Process Engineering (8%): Grew 35% due to a major project in Malaysia.
Industrial Gases (11% of Revenue): Revenue declined by 17%, mainly due to lower demand for certain specialty gases, though liquid carbon dioxide (LCO₂) sales remained stable.
Geographical Revenue (9M 2025):
Malaysia (35%): Revenue down 22% due to a timing gap between project completions and new starts.
Singapore (34%): Revenue up 22%, becoming a key growth engine.
China (25%): Revenue down 23% as projects moved to the handover stage.
Taiwan (2%) & Others (4%)
4. Strengthened Financial Position
KGB's balance sheet is in its strongest position in recent history.
Key Drivers of Strengthened Balance Sheet:
Warrant Exercises: Raised ~RM71 million, boosting equity.
Strong Profit Generation: Retained earnings increased.
Healthy Cash Flow from Operations: Generated RM59.2 million in 9M 2025.
5. Order Book & Future Prospects
Robust Order Book: RM1.64 billion as of 30 September 2025, providing strong revenue visibility.
New Contract Wins: Secured RM1.14 billion in new jobs during the first nine months of 2025.
Strategic Expansion:
European Entry: Landed first project in Dresden, Germany, a strategic milestone.
ESG Focus: Actively building capabilities in carbon capture (CCUS), green hydrogen, and bio-CNG through MOUs with industry partners.
Positive Industry Tailwinds: Management is optimistic, citing global semiconductor equipment spending projections (USD125 billion in 2026) and Malaysia's National Semiconductor Strategy (NSS), which has attracted over RM71 billion in investments.
6. Dividends
KGB continues its shareholder-friendly policy, declaring three dividends for FY2025:
First Interim: 2.5 sen (paid July 2025).
Second Interim: 2.5 sen (paid October 2025).
Third & Special Interim: 2.5 sen + 1.5 sen (to be paid January 2026).
This demonstrates confidence in the company's ongoing cash flow generation.
Conclusion
KGB's Q3 2025 results paint a picture of a company in excellent health.

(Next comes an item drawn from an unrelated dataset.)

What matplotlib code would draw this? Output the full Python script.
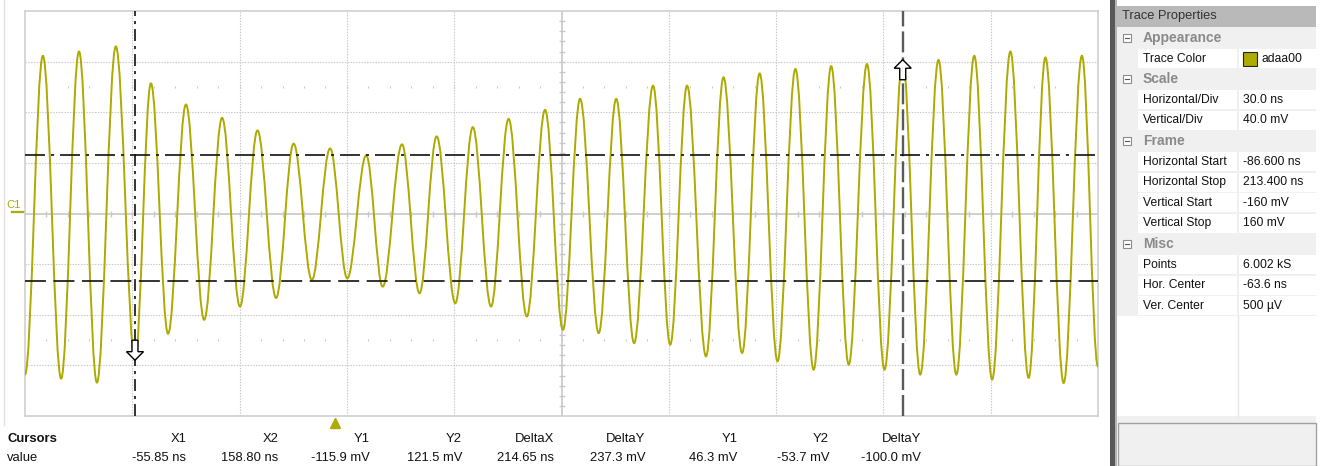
import matplotlib
matplotlib.use("Agg")
import matplotlib.pyplot as plt
import matplotlib.transforms as mtransforms
from matplotlib.patches import Polygon, Rectangle, PathPatch
from matplotlib.path import Path
import numpy as np

plt.rcParams['font.family'] = ['Liberation Sans', 'DejaVu Sans']
plt.rcParams['lines.scale_dashes'] = False

W, H = 1325, 466
TRACE_COLOR = "#adaa00"
GRID_COLOR = "#c8c8c8"

# scope frame
h_start, h_div, n_hdiv = -86.6, 30.0, 10
v_start, v_div, n_vdiv = -160.0, 40.0, 8
trigger_t = 0.0

# trace extrema (ns, mV), troughs include the first and last sample
trough_t = [-86.6, -76.5, -66.5, -55.85, -46.6, -36.5, -26.5, -16.4, -6.4, 3.5,
            13.4, 23.7, 33.7, 43.7, 53.7, 63.8, 73.8, 83.7, 93.8, 103.8,
            113.9, 123.8, 133.9, 143.7, 153.7, 163.7, 173.8, 183.8, 194.0, 203.8,
            213.4]
trough_v = [-127.3, -130.5, -133.6, -115.9, -95.0, -84.0, -73.5, -66.7, -52.5, -51.2,
            -57.8, -63.0, -70.9, -73.5, -81.4, -91.9, -94.5, -102.4, -103.7, -112.9,
            -110.2, -116.8, -123.4, -119.4, -123.4, -127.3, -127.3, -131.2, -129.9, -133.9,
            -121.0]
peak_t = [-81.6, -71.5, -61.2, -51.4, -41.6, -31.5, -21.6, -11.5, -1.3, 8.8,
          18.8, 28.5, 38.6, 48.6, 58.8, 68.6, 78.7, 89.0, 98.5, 108.7,
          118.8, 128.8, 138.8, 148.8, 158.8, 168.8, 178.8, 188.9, 198.7, 208.9]
peak_v = [124.6, 128.0, 132.0, 102.8, 86.1, 75.6, 65.6, 55.2, 51.4, 45.9,
          54.6, 60.9, 68.2, 74.8, 81.9, 90.6, 90.6, 101.0, 101.0, 107.6,
          110.7, 114.2, 116.4, 118.1, 121.5, 121.3, 124.6, 128.0, 123.3, 124.6]

# cursors
x1, x2 = -55.85, 158.80
x1_val, x2_val = -115.9, 121.5
y1, y2 = 46.3, -53.7

cursor_headers = ["X1", "X2", "Y1", "Y2", "DeltaX", "DeltaY", "Y1", "Y2", "DeltaY"]
cursor_values = ["-55.85 ns", "158.80 ns", "-115.9 mV", "121.5 mV", "214.65 ns",
                 "237.3 mV", "46.3 mV", "-53.7 mV", "-100.0 mV"]

# property grid: (label, value); value None marks a section row
panel_rows = [
    ("Appearance", None),
    ("Trace Color", "adaa00"),
    ("Scale", None),
    ("Horizontal/Div", "30.0 ns"),
    ("Vertical/Div", "40.0 mV"),
    ("Frame", None),
    ("Horizontal Start", "-86.600 ns"),
    ("Horizontal Stop", "213.400 ns"),
    ("Vertical Start", "-160 mV"),
    ("Vertical Stop", "160 mV"),
    ("Misc", None),
    ("Points", "6.002 kS"),
    ("Hor. Center", "-63.6 ns"),
    ("Ver. Center", "500 µV"),
]

fig = plt.figure(figsize=(W / 100, H / 100), dpi=100)
fig.patch.set_facecolor("white")

# pixel layer for the window chrome
ui = fig.add_axes([0, 0, 1, 1])
ui.set_xlim(0, W)
ui.set_ylim(H, 0)
ui.axis("off")
ui.set_zorder(1)

ui.plot([4, 4], [0, 425], color="#e2e2e2", lw=1)

# scope screen
L, T, R, B = 25, 11, 1098, 416
ax = fig.add_axes([L / W, 1 - B / H, (R - L) / W, (B - T) / H])
ax.set_zorder(2)
h_stop = h_start + n_hdiv * h_div
v_stop = v_start + n_vdiv * v_div
ax.set_xlim(h_start, h_stop)
ax.set_ylim(v_start, v_stop)
ax.set_xticks([])
ax.set_yticks([])
for sp in ax.spines.values():
    sp.set_color("#cfcfcf")
    sp.set_linewidth(1.2)

h_mid = h_start + n_hdiv / 2 * h_div
v_mid = v_start + n_vdiv / 2 * v_div
for k in range(1, n_hdiv):
    if k != n_hdiv // 2:
        ax.axvline(h_start + k * h_div, color=GRID_COLOR, lw=0.8, ls=(0, (1, 1)))
for k in range(1, n_vdiv):
    if k != n_vdiv // 2:
        ax.axhline(v_start + k * v_div, color=GRID_COLOR, lw=0.8, ls=(0, (1, 1)))
ax.axvline(h_mid, color=GRID_COLOR, lw=1.2)
ax.axhline(v_mid, color=GRID_COLOR, lw=1.2)

# minor ticks, five per division
hx = h_start + np.arange(1, n_hdiv * 5) * h_div / 5
vy = v_start + np.arange(1, n_vdiv * 5) * v_div / 5
ax.plot(hx, np.full(len(hx), v_mid), ls="none", marker="|", ms=5, mew=1, color=GRID_COLOR)
ax.plot(np.full(len(vy), h_mid), vy, ls="none", marker="_", ms=5, mew=1, color=GRID_COLOR)
for row in (v_mid + 2.5 * v_div, v_mid - 2.5 * v_div):
    ax.plot(hx, np.full(len(hx), row), ls="none", marker="|", ms=2, mew=0.8, color=GRID_COLOR)

# trace: extrema joined by smooth half-wave curves
t = np.empty(len(trough_t) + len(peak_t))
v = np.empty_like(t)
t[0::2], t[1::2] = trough_t, peak_t
v[0::2], v[1::2] = trough_v, peak_v
k = 0.364
verts = [(t[0], v[0])]
codes = [Path.MOVETO]
for i in range(1, len(t)):
    dt = t[i] - t[i - 1]
    verts += [(t[i - 1] + k * dt, v[i - 1]), (t[i] - k * dt, v[i]), (t[i], v[i])]
    codes += [Path.CURVE4] * 3
ax.add_patch(PathPatch(Path(verts, codes), fill=False, edgecolor=TRACE_COLOR,
                       lw=1.4, zorder=3))

# cursor lines
ax.axvline(x1, color="#111111", lw=1.2, dashes=(8.6, 3.6, 2.2, 3.6), zorder=4)
ax.axvline(x2, color="#5a5a5a", lw=1.7, dashes=(15.1, 3.6), zorder=4)
ax.axhline(y1, color="#111111", lw=1.2, dashes=(14.4, 4.3, 2.2, 4.3), zorder=4)
ax.axhline(y2, color="#111111", lw=1.2, dashes=(15.1, 5.4), zorder=4)


def cursor_arrow(x, y, up):
    s = 1 if up else -1
    px = [(0, 0), (8.5, -8.5), (3, -8.5), (3, -20), (-3, -20), (-3, -8.5), (-8.5, -8.5)]
    pts = [(a / 100, s * b / 100) for a, b in px]
    trans = fig.dpi_scale_trans + mtransforms.ScaledTranslation(x, y, ax.transData)
    ax.add_patch(Polygon(pts, closed=True, facecolor="white", edgecolor="black",
                         lw=1, transform=trans, zorder=6, clip_on=False))


cursor_arrow(x1, x1_val, up=False)
cursor_arrow(x2, x2_val, up=True)

# channel marker and trigger position
ui.text(6, 208, "C1", color=TRACE_COLOR, fontsize=8, va="baseline")
ui.plot([12, 25], [212, 212], color=TRACE_COLOR, lw=1.6)
trig = mtransforms.blended_transform_factory(ax.transData, ax.transAxes)
ax.plot([trigger_t], [-0.017], marker="^", ms=6.5, color=TRACE_COLOR,
        transform=trig, clip_on=False)

# cursor readout
ui.text(7, 439, "Cursors", fontsize=9.4, fontweight="bold", va="center", color="#111111")
ui.text(7, 458, "value", fontsize=9.4, va="center", color="#111111")
for i, (hd, val) in enumerate(zip(cursor_headers, cursor_values)):
    xr = 186.5 + 91.8 * i
    ui.text(xr, 439, hd, fontsize=9.4, ha="right", va="center", color="#111111")
    ui.text(xr, 458, val, fontsize=9.4, ha="right", va="center", color="#111111")

# trace properties panel
ui.add_patch(Rectangle((1110, 0), 5, H, fc="#585858", ec="none"))
ui.add_patch(Rectangle((1115, 0), 2, H, fc="#b4b4b4", ec="none"))
ui.add_patch(Rectangle((1117, 27), 199, 390, fc="#f0f0f0", ec="none"))
ui.add_patch(Rectangle((1117, 6), 199, 21, fc="#b9b9b9", ec="none"))
ui.text(1122, 16.5, "Trace Properties", fontsize=9.3, va="center", color="#333333")

pitch = 20.6
y0 = 38
for i, (name, val) in enumerate(panel_rows):
    yc = y0 + pitch * i
    if val is None:
        ui.add_patch(Rectangle((1123, yc - 4), 8, 8, fc="white", ec="#8c8c8c", lw=0.8))
        ui.plot([1125, 1129], [yc, yc], color="#555555", lw=0.8)
        ui.text(1143, yc, name, fontsize=10, fontweight="bold", va="center", color="#8a8a8a")
    else:
        ui.add_patch(Rectangle((1138, yc - 9.5), 98.5, 19, fc="white", ec="none"))
        ui.add_patch(Rectangle((1239, yc - 9.5), 77, 19, fc="white", ec="none"))
        ui.text(1143, yc, name, fontsize=8.7, va="center", color="#111111")
        if name == "Trace Color":
            ui.add_patch(Rectangle((1243, yc - 7), 14, 14, fc=TRACE_COLOR, ec="#222222", lw=0.8))
            ui.text(1262, yc, val, fontsize=8.7, va="center", color="#111111")
        else:
            ui.text(1243, yc, val, fontsize=8.7, va="center", color="#111111")

# empty grid area below the rows and the help box
rows_end = y0 + pitch * (len(panel_rows) - 0.5)
ui.add_patch(Rectangle((1117, rows_end), 199, 416 - rows_end, fc="white", ec="none"))
ui.plot([1237.5, 1237.5], [rows_end, 416], color="#e6e6e6", lw=1)
ui.add_patch(Rectangle((1117, 416), 199, 7, fc="#f0f0f0", ec="none"))
ui.add_patch(Rectangle((1118, 423), 198, 43, fc="#f0f0f0", ec="#a0a0a0", lw=1))

fig.savefig("out.png", dpi=100)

It has masterfully navigated a temporary revenue dip by focusing on profitability, resulting in record earnings and a fortress-like balance sheet. The company is well-positioned to capitalize on the global semiconductor boom and its own strategic initiatives in Europe and sustainable engineering. The strong order book and net cash position provide a solid foundation for future growth.